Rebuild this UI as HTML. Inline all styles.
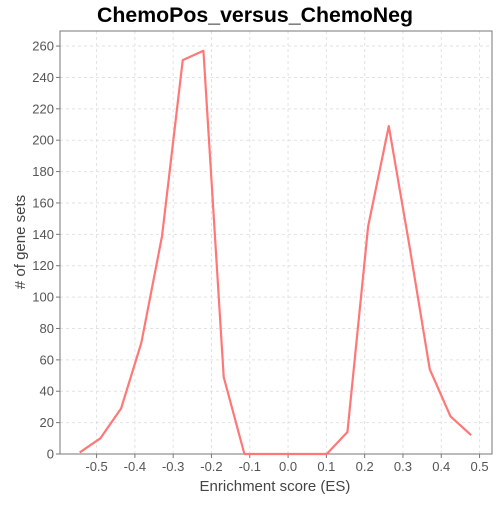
<!DOCTYPE html>
<html><head><meta charset="utf-8"><style>
body{margin:0;background:#fff;font-family:"Liberation Sans","DejaVu Sans",sans-serif}
</style></head><body>
<svg id="chart" width="500" height="500" xmlns="http://www.w3.org/2000/svg">
<text x="255" y="22" text-anchor="middle" font-size="21" font-weight="bold" fill="#000" textLength="316" lengthAdjust="spacingAndGlyphs">ChemoPos_versus_ChemoNeg</text>
<g id="grid"></g>
<rect x="60" y="31" width="432" height="423" fill="none" stroke="#777" stroke-width="1"/>
<g id="ticks"></g>
<polyline id="line" fill="none" stroke="#ff7777" stroke-width="2.2" stroke-linejoin="round"/>
<text x="275" y="491" text-anchor="middle" font-size="15" fill="#444">Enrichment score (ES)</text>
<text transform="translate(25,242) rotate(-90)" text-anchor="middle" font-size="15" fill="#444"># of gene sets</text>
</svg>
<script>
const esValues=[-0.544,-0.490,-0.436,-0.383,-0.329,-0.275,-0.221,-0.168,-0.114,-0.060,-0.006,0.048,0.101,0.155,0.209,0.263,0.316,0.370,0.424,0.478];
const counts=[1,10,29,71,139,251,257,49,0,0,0,0,0,14,145,209,134,54,24,12];
const xTicks=[-0.5,-0.4,-0.3,-0.2,-0.1,0.0,0.1,0.2,0.3,0.4,0.5];
const yTicks=[0,20,40,60,80,100,120,140,160,180,200,220,240,260];
const L=60,R=492,T=31,B=454;
const xMin=-0.5955,xMax=0.5325,yMin=0,yMax=269.6;
const sx=v=>L+(v-xMin)/(xMax-xMin)*(R-L);
const sy=v=>B-(v-yMin)/(yMax-yMin)*(B-T);
const NS="http://www.w3.org/2000/svg";
const grid=document.getElementById('grid'),ticks=document.getElementById('ticks');
function mk(tag,attrs,parent){const e=document.createElementNS(NS,tag);for(const k in attrs)e.setAttribute(k,attrs[k]);parent.appendChild(e);return e;}
xTicks.forEach(t=>{const x=sx(t);
 const g=mk('line',{x1:x,x2:x,y1:T,y2:B,stroke:'#e2e2e2','stroke-dasharray':'3,3'},grid);
 
 
 const tk=mk('line',{x1:x,x2:x,y1:B,y2:B+4,stroke:'#777'},ticks);
 
 
 const tx=mk('text',{x:x,y:B+17,'text-anchor':'middle','font-size':'13',fill:'#555'},ticks);
 tx.textContent=t.toFixed(1);
 
 
});
yTicks.forEach(t=>{const y=sy(t);
 const g=mk('line',{x1:L,x2:R,y1:y,y2:y,stroke:'#e2e2e2','stroke-dasharray':'3,3'},grid);
 
 
 const tk=mk('line',{x1:L-4,x2:L,y1:y,y2:y,stroke:'#777'},ticks);
 
 
 const tx=mk('text',{x:L-6,y:y+4.5,'text-anchor':'end','font-size':'13',fill:'#555'},ticks);
 tx.textContent=t;
 
 
});
document.getElementById('line').setAttribute('points',esValues.map((v,i)=>sx(v)+','+sy(counts[i])).join(' '));
</script>
</body></html>
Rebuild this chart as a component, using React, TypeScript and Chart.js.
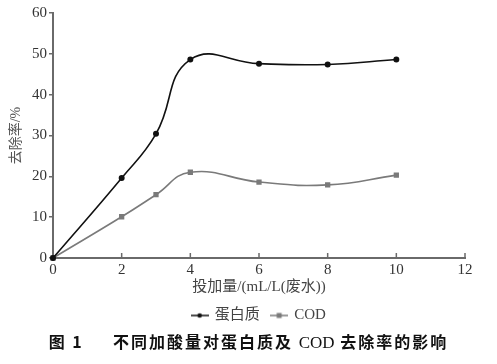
import React, { useEffect, useRef } from "react";
import { Chart, registerables } from "chart.js";

Chart.register(...registerables);

const xValues = [0, 2, 3, 4, 6, 8, 10];
const proteinValues = [0, 19.6, 30.4, 48.6, 47.6, 47.4, 48.6];
const codValues = [0, 10.1, 15.5, 21.0, 18.6, 17.9, 20.3];
const seriesNames = ["蛋白质", "COD"];
const xTitle = "投加量/(mL/L(废水))";
const yTitle = "去除率/%";
const captionLabel = "图 1";
const captionA = "不同加酸量对蛋白质及";
const captionB = "COD";
const captionC = "去除率的影响";

const proteinColor = "#111111";
const codColor = "#7a7a7a";
const axisColor = "#6a6a6a";
const serif = "'Times New Roman', 'Liberation Serif', Tinos, 'DejaVu Serif', serif, 'Noto Sans CJK SC'";

function legendIcon(color: string, square: boolean) {
  const c = document.createElement("canvas");
  c.width = 18;
  c.height = 8;
  const g = c.getContext("2d")!;
  g.strokeStyle = color;
  g.lineWidth = 1.5;
  g.beginPath();
  g.moveTo(0, 4);
  g.lineTo(18, 4);
  g.stroke();
  g.fillStyle = color;
  if (square) {
    g.fillRect(6.5, 1.5, 5, 5);
  } else {
    g.beginPath();
    g.arc(9, 4, 2.3, 0, Math.PI * 2);
    g.fill();
  }
  return c;
}

export default function App() {
  const ref = useRef<HTMLCanvasElement>(null);
  useEffect(() => {
    const icons = [legendIcon(proteinColor, false), legendIcon(codColor, true)];
    const innerTicks = {
      id: "innerTicks",
      afterDraw(chart: any) {
        const xs = chart.scales.x;
        const ctx = chart.ctx;
        ctx.save();
        ctx.strokeStyle = axisColor;
        ctx.lineWidth = 1.5;
        const bottom = chart.chartArea.bottom;
        xs.ticks.forEach((t: any) => {
          if (t.value === 0) return;
          const px = xs.getPixelForValue(t.value);
          ctx.beginPath();
          ctx.moveTo(px, bottom);
          ctx.lineTo(px, bottom - 5);
          ctx.stroke();
        });
        ctx.restore();
      },
    };
    const chart = new Chart(ref.current!, {
      type: "line",
      data: {
        datasets: [
          {
            label: seriesNames[0],
            data: xValues.map((x, i) => ({ x, y: proteinValues[i] })),
            borderColor: proteinColor,
            backgroundColor: proteinColor,
            borderWidth: 1.6,
            pointStyle: "circle",
            pointRadius: 2.2,
            tension: 0.45,
            clip: false as any,
          },
          {
            label: seriesNames[1],
            data: xValues.map((x, i) => ({ x, y: codValues[i] })),
            borderColor: codColor,
            backgroundColor: codColor,
            borderWidth: 1.6,
            pointStyle: "rect",
            pointRadius: 2.6,
            tension: 0.45,
            clip: false as any,
          },
        ],
      },
      options: {
        animation: false,
        responsive: false,
        layout: { padding: { left: 8, top: 13, right: 32, bottom: 0 } },
        scales: {
          x: {
            type: "linear",
            min: 0,
            max: 12,
            ticks: {
              stepSize: 2,
              color: "#333",
              font: { family: serif, size: 15 },
              padding: -5,
            },
            grid: { display: false },
            border: { display: true, color: axisColor, width: 2 },
            title: {
              display: true,
              text: xTitle,
              color: "#444",
              font: { family: serif, size: 15 },
              padding: { top: 0, bottom: 0 },
            },
            afterFit: (s: any) => {
              s.height = 38;
            },
          },
          y: {
            min: 0,
            max: 60,
            ticks: {
              stepSize: 10,
              color: "#333",
              font: { family: serif, size: 15 },
              padding: 2,
            },
            grid: {
              drawOnChartArea: false,
              drawTicks: true,
              tickLength: 4,
              color: axisColor,
              lineWidth: 1.5,
            },
            border: { display: true, color: axisColor, width: 2 },
            title: {
              display: true,
              text: yTitle,
              color: "#555",
              font: { family: serif, size: 14 },
              padding: { top: 0, bottom: 0 },
            },
            afterFit: (s: any) => {
              s.width = 45;
            },
          },
        },
        plugins: {
          legend: {
            position: "bottom",
            fullSize: false,
            labels: {
              color: "#444",
              font: { family: serif, size: 15 },
              usePointStyle: true,
              padding: 12,
              generateLabels: (ch: any) =>
                ch.data.datasets.map((d: any, i: number) => ({
                  text: d.label,
                  pointStyle: icons[i],
                  fillStyle: d.borderColor,
                  strokeStyle: d.borderColor,
                  lineWidth: 0,
                  hidden: false,
                  datasetIndex: i,
                  fontColor: "#444",
                })),
            },
          },
          tooltip: { enabled: false },
        },
      },
      plugins: [innerTicks],
    });
    return () => chart.destroy();
  }, []);
  return (
    <div style={{ position: "absolute", left: 0, top: 0, width: 497, height: 364, background: "#fff" }}>
      <canvas ref={ref} width={497} height={333} style={{ display: "block" }} />
      <div
        style={{
          position: "absolute",
          top: 329,
          left: 0,
          width: 497,
          textAlign: "center",
          fontFamily: "'Noto Sans CJK SC', sans-serif",
          fontWeight: 700,
          fontSize: 16,
          letterSpacing: 2,
          color: "#111",
          whiteSpace: "pre",
        }}
      >
        {captionLabel + "　  " + captionA + " "}
        <span style={{ fontFamily: serif, fontWeight: 400, fontSize: 17, letterSpacing: 0 }}>{captionB}</span>
        {" " + captionC}
      </div>
    </div>
  );
}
______________________________
Set down, word for word, the lines from the one holding "Rebuild this chart" through the one holding "Chart.register(...registerables);". Skip the pictures.

Answer below
Rebuild this chart as a component, using React, TypeScript and Chart.js.
import React, { useEffect, useRef } from "react";
import { Chart, registerables } from "chart.js";

Chart.register(...registerables);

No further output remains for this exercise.